IRC channel logs

2022-07-23.log

back to list of logs

<vagrantc>janneke: lost track of this, but apparently some of mes's tests fail with gcc-12 https://bugs.debian.org/1012996
*vagrantc will also ping bug-mes
<stikonas>oriansj: there is a tool that might be able to generate TE image from PE32 images...
<stikonas>we might be able to use it to create TE and see if it boots
<stikonas> https://github.com/tianocore/edk2/blob/master/BaseTools/Source/C/GenFw/GenFw.c
<stikonas>and TE image does not run in UEFI shell after processing with this tool...
<stikonas>so I guess we should forget about it and just deal with full PE header...
<oriansj>stikonas: it is ok, just consider a cost of doing business like the bloated ELF header
<oriansj>progress is made one painful step at a time
<oriansj>I am only this far: https://paste.debian.net/1248116/ it is very slow going
<oriansj>a full reboot cycle to test a single 4byte change
<oriansj>The Timestamp supposedly seems to prefer: 50 45 00 00 # Timestamp supposedly (But seems to have to be a duplicate signature???)
<oriansj>nope looks like duplication bug in standard tooling
<oriansj>so moderate correction: https://paste.debian.net/1248119/
<oriansj>and if you want to see the full file I am slowly figuring out: https://paste.debian.net/1248120/
<oriansj>it is hex0 in hex0 just no comments as it was a dump in attempt to decode the PE bits and it does self-host on UEFI
<stikonas[m]>I thought DOS stub can be zeroed...
<stikonas[m]>hmm
<stikonas[m]>maybe not...
<oriansj>well this is a very VERY rough stage
<oriansj>just trying to figure out the ugly details and be roughly correct enough to run
<stikonas>well, I have started converting hex0.S to hex0.M1
<stikonas>but yes, we can make header smaller later if possible
<oriansj>well, once it gets to a stable state, we can more effectively make tests
<oriansj>and I am making good progress today on converting your hex0.s to hex2
<stikonas>oh you are working directly...
<stikonas>well, my .M1 prototype would still be useful later
<stikonas>we can move comments to hex2 file
<stikonas>and right now I have no means of testing that M1 file
<oriansj>yeah, unfortunately I have a bad habit of working backwards
<oriansj> https://paste.debian.net/1248139/ but this is self-hosting
<oriansj>and I haven't yet figured out all of the non-null bits yet
<oriansj>but I am slowly converting them to null if possible
<stikonas>well, it's fine, we'll converge on something...
<stikonas>I'll later port my changes to your hex2 file
<stikonas>I'm also looking in some places at some mini optimizations.
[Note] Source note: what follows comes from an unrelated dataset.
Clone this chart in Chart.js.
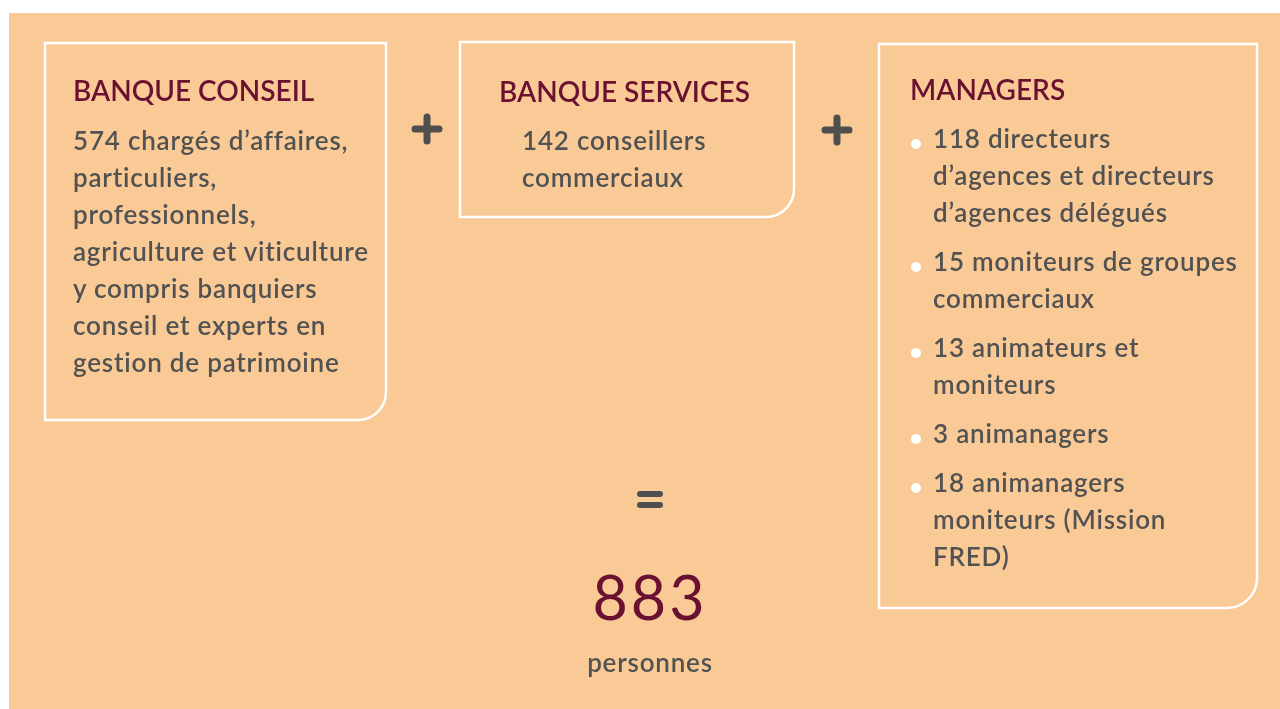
<!DOCTYPE html>
<html lang="fr">
<head>
<meta charset="utf-8">
<title>Effectifs commerciaux</title>
<script src="https://cdn.jsdelivr.net/npm/chart.js@4.4.1/dist/chart.umd.min.js"></script>
<style>
    html, body { margin: 0; padding: 0; background: #ffffff; }
    body { width: 1280px; height: 709px; position: relative; overflow: hidden; font-family: Lato, "Noto Sans", sans-serif; }
    #board { position: absolute; left: 0; top: 0; }
    .txt { position: absolute; white-space: nowrap; }
    .head { color: #6a1131; font-size: 28px; line-height: 28px; font-weight: 600; letter-spacing: 0; }
    .body { color: #525252; font-size: 26px; line-height: 37px; font-weight: 600; letter-spacing: 0.8px; }
    .item { position: relative; margin-bottom: 12px; }
    .item::before { content: ""; position: absolute; left: -22px; top: 19px; width: 10px; height: 10px; border-radius: 50%; background: #ffffff; }
    .total { color: #6a1131; font-size: 61px; line-height: 60px; font-weight: 400; letter-spacing: 3px; text-align: center; width: 300px; }
</style>
</head>
<body>
<canvas id="board" width="1280" height="709"></canvas>
<div id="texts"></div>
<script>
// effectifs
const titles = ['BANQUE CONSEIL', 'BANQUE SERVICES', 'MANAGERS'];
const conseilCount = [574];
const servicesCount = [142];
const managersCount = [118, 15, 13, 3, 18];

const conseilLines = ['chargés d’affaires,', 'particuliers,', 'professionnels,', 'agriculture et viticulture', 'y compris banquiers', 'conseil et experts en', 'gestion de patrimoine'];
const servicesLines = ['conseillers', 'commerciaux'];
const managersLines = [
    ['directeurs', 'd’agences et directeurs', 'd’agences délégués'],
    ['moniteurs de groupes', 'commerciaux'],
    ['animateurs et', 'moniteurs'],
    ['animanagers'],
    ['animanagers', 'moniteurs (Mission', 'FRED)']
];
const totalLabel = 'personnes';

const sum = arr => arr.reduce((a, b) => a + b, 0);
const total = sum(conseilCount) + sum(servicesCount) + sum(managersCount);

// boxes: x, y, w, h, radius of bottom-right corner
const boxes = [
    [45, 43, 341, 377, 28],
    [460, 42, 334, 175, 28],
    [879, 44, 378, 564, 30]
];

function withCount(lines, n) {
    const out = lines.slice();
    out[0] = n + ' ' + out[0];
    return out;
}

const texts = document.getElementById('texts');
function addText(cls, x, y, html) {
    const d = document.createElement('div');
    d.className = 'txt ' + cls;
    d.style.left = x + 'px';
    d.style.top = y + 'px';
    d.innerHTML = html;
    texts.appendChild(d);
    return d;
}

addText('head', 73, 76, titles[0]);
addText('body', 73, 122, withCount(conseilLines, conseilCount[0]).join('<br>'));
addText('head', 499, 77, titles[1]);
addText('body', 522, 122, withCount(servicesLines, servicesCount[0]).join('<br>'));
addText('head', 910, 75, titles[2]);
addText('body', 933, 120, managersLines.map((l, i) =>
    '<div class="item">' + withCount(l, managersCount[i]).join('<br>') + '</div>').join(''));
addText('total', 500, 567, String(total));
addText('body', 500, 644, totalLabel).style.cssText += 'width:300px;text-align:center;';

const frames = {
    id: 'frames',
    beforeDraw(chart) {
        const ctx = chart.ctx;
        ctx.save();
        ctx.fillStyle = '#ffffff';
        ctx.fillRect(0, 0, chart.width, chart.height);
        ctx.fillStyle = '#f9ca96';
        ctx.fillRect(9, 13, chart.width - 9, chart.height - 13);

        ctx.strokeStyle = '#ffffff';
        ctx.lineWidth = 2.5;
        boxes.forEach(([x, y, w, h, r]) => {
            ctx.beginPath();
            ctx.moveTo(x, y);
            ctx.lineTo(x + w, y);
            ctx.lineTo(x + w, y + h - r);
            ctx.arcTo(x + w, y + h, x + w - r, y + h, r);
            ctx.lineTo(x, y + h);
            ctx.closePath();
            ctx.stroke();
        });

        ctx.strokeStyle = '#4f4f4f';
        ctx.lineCap = 'round';
        ctx.lineWidth = 7;
        [[427, 129], [837, 130]].forEach(([cx, cy]) => {
            ctx.beginPath();
            ctx.moveTo(cx - 12, cy); ctx.lineTo(cx + 12, cy);
            ctx.moveTo(cx, cy - 12); ctx.lineTo(cx, cy + 12);
            ctx.stroke();
        });
        ctx.lineWidth = 6;
        ctx.beginPath();
        ctx.moveTo(640, 494); ctx.lineTo(660, 494);
        ctx.moveTo(640, 505); ctx.lineTo(660, 505);
        ctx.stroke();
        ctx.restore();
    }
};

new Chart(document.getElementById('board'), {
    type: 'bar',
    data: { labels: [], datasets: [] },
    options: {
        responsive: false,
        animation: false,
        events: [],
        plugins: { legend: { display: false }, tooltip: { enabled: false } },
        scales: { x: { display: false }, y: { display: false } }
    },
    plugins: [frames]
});
</script>
</body>
</html>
I think in command line argument processing loop I'll swap rax and rbx registers
<stikonas>cmp bl, 0x20 is one byte longer than cmp al, 0x20
<oriansj>probably a good plan
<stikonas>now I have slightly better idea which code is shorter than when I was writing hex0.S
<stikonas>in risc-v it's somewhat simpler, everything is 32-bit long
<oriansj>well that is a micro-optimization they did to make programs smaller if you use the accumulator
<oriansj>which for many code paths was the most frequently used register by default
<stikonas>ok, pushed https://git.stikonas.eu/andrius/stage0-uefi/commit/93c8c5372cefb1d34e6ef4f7c0f9c7e127bf709c
<stikonas>hmm, another thing we can optimize in hex0 is add JNE8 instead of JNE32...
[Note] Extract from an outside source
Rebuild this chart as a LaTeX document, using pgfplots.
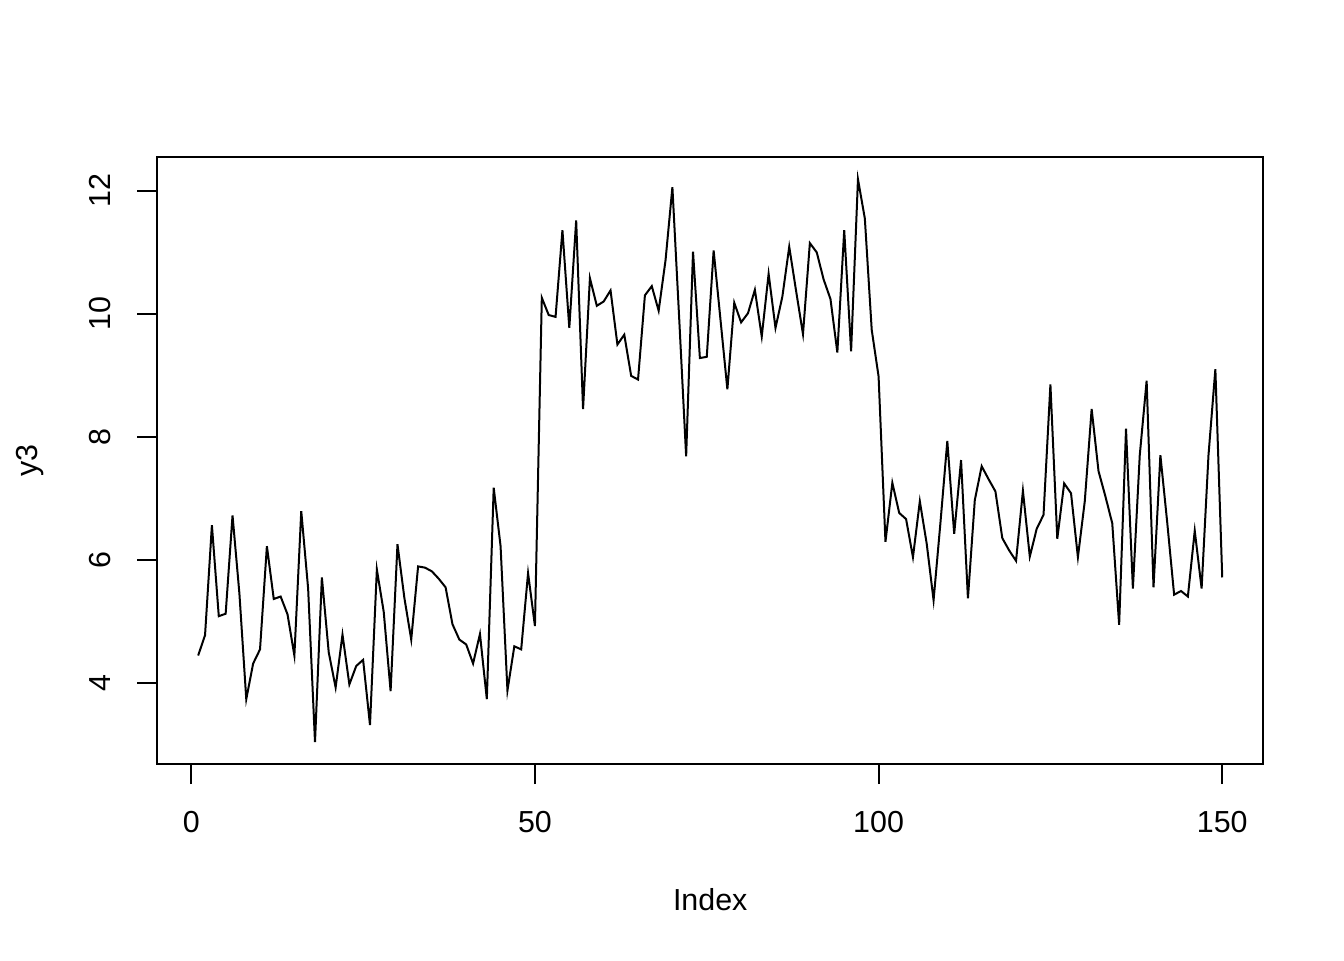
\documentclass[border=0pt]{standalone}
\usepackage{fontspec}
\setmainfont{Liberation Sans}
\usepackage{pgfplots}
\pgfplotsset{compat=1.18}
\usepackage{pgfplotstable}
\pgfplotstableread{
i y
1 4.44
2 4.77
3 6.56
4 5.08
5 5.12
6 6.72
7 5.45
8 3.73
9 4.31
10 4.54
11 6.22
12 5.36
13 5.40
14 5.11
15 4.44
16 6.79
17 5.53
18 3.03
19 5.71
20 4.49
21 3.92
22 4.78
23 3.97
24 4.27
25 4.37
26 3.31
27 5.84
28 5.15
29 3.86
30 6.25
31 5.38
32 4.70
33 5.89
34 5.87
35 5.81
36 5.69
37 5.55
38 4.95
39 4.70
40 4.62
41 4.31
42 4.79
43 3.73
44 7.17
45 6.22
46 3.87
47 4.59
48 4.54
49 5.78
50 4.92
51 10.26
52 9.98
53 9.95
54 11.36
55 9.77
56 11.52
57 8.45
58 10.58
59 10.13
60 10.20
61 10.38
62 9.50
63 9.66
64 8.99
65 8.93
66 10.30
67 10.45
68 10.05
69 10.87
70 12.06
71 9.90
72 7.68
73 11.01
74 9.28
75 9.30
76 11.03
77 9.90
78 8.77
79 10.18
80 9.86
81 10.01
82 10.39
83 9.63
84 10.65
85 9.77
86 10.28
87 11.09
88 10.37
89 9.67
90 11.15
91 11.00
92 10.56
93 10.24
94 9.37
95 11.36
96 9.39
97 12.19
98 11.55
99 9.74
100 8.98
101 6.29
102 7.25
103 6.76
104 6.66
105 6.04
106 6.95
107 6.26
108 5.34
109 6.60
110 7.93
111 6.42
112 7.62
113 5.37
114 6.97
115 7.52
116 7.31
117 7.11
118 6.35
119 6.15
120 5.98
121 7.12
122 6.05
123 6.50
124 6.73
125 8.85
126 6.34
127 7.24
128 7.08
129 6.04
130 6.95
131 8.45
132 7.44
133 7.03
134 6.59
135 4.94
136 8.13
137 5.53
138 7.70
139 8.91
140 5.55
141 7.70
142 6.60
143 5.43
144 5.49
145 5.40
146 6.47
147 5.53
148 7.70
149 9.10
150 5.71
}\ythree
\begin{document}
\fontsize{11.4pt}{13pt}\selectfont
\begin{tikzpicture}
\useasboundingbox (0,0) rectangle (504pt,360pt);
\begin{axis}[
  at={(58.95pt,73.5pt)}, anchor=south west,
  scale only axis,
  width=414.75pt, height=227.6pt,
  xmin=-4.96, xmax=155.96,
  ymin=2.675, ymax=12.55,
  xtick={0,50,100,150},
  ytick={4,6,8,10,12},
  tick align=outside,
  major tick length=7.5pt,
  axis line style={line width=0.75pt},
  every tick/.style={black, line width=0.75pt},
  xtick pos=bottom, ytick pos=left,
  /pgf/number format/assume math mode=true,
  ticklabel style={font=\fontsize{11.4pt}{13pt}\selectfont},
  xticklabel style={anchor=center, yshift=-14.4pt},
  yticklabel style={rotate=90, anchor=center, yshift=13.9pt},
  xlabel={Index}, ylabel={y3},
  label style={font=\fontsize{11.4pt}{13pt}\selectfont},
  xlabel style={at={(axis description cs:0.5,0)}, anchor=center, yshift=-51pt},
  ylabel style={at={(axis description cs:0,0.5)}, anchor=center, yshift=47.6pt},
]
\addplot[black, line width=0.75pt, line join=miter, mark=none] table[x=i, y=y] {\ythree};
\end{axis}
\end{tikzpicture}
\end{document}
<stikonas>since hex0 is about 256 bytes, we shouldn't ever need 32-bit jumps
<stikonas>ok it's actually already used in stage0-posix...
<stikonas>oriansj: are you working on older hex0.S?
<stikonas>although I guess it's fine...
<stikonas>as long as we can figure out header stuff
<oriansj>stikonas: I am working on the output of the clang build of your hex0.S
<oriansj>So not optimized at all and mostly just to figure out the PE details
<stikonas>yeah, but I meant it's older build of hex0.S before I optimized some asm source stuff
<stikonas>but it's fine...
<oriansj>well yeah, it isn't going to be used for anything more than learning
<oriansj>so much for completely removing the dos stub
<oriansj>but we can completely zero it out
<oriansj>doesn't look like UEFI supports even shrinking it
<oriansj>so we are gonna have 64bytes of just nulls
<oriansj>unless I wish to be pithy and put some text
<oriansj>64 ascii chars of how much this is dumb
<stikonas>hmm, yes, I think I tried only zeroing it, not removing
<stikonas>I think zeroing is fine
<oriansj>and figured out the coff section: https://paste.debian.net/1248154/
<oriansj>up next is data directories and section table
<stikonas>oriansj: any idea what File and Section alignment is?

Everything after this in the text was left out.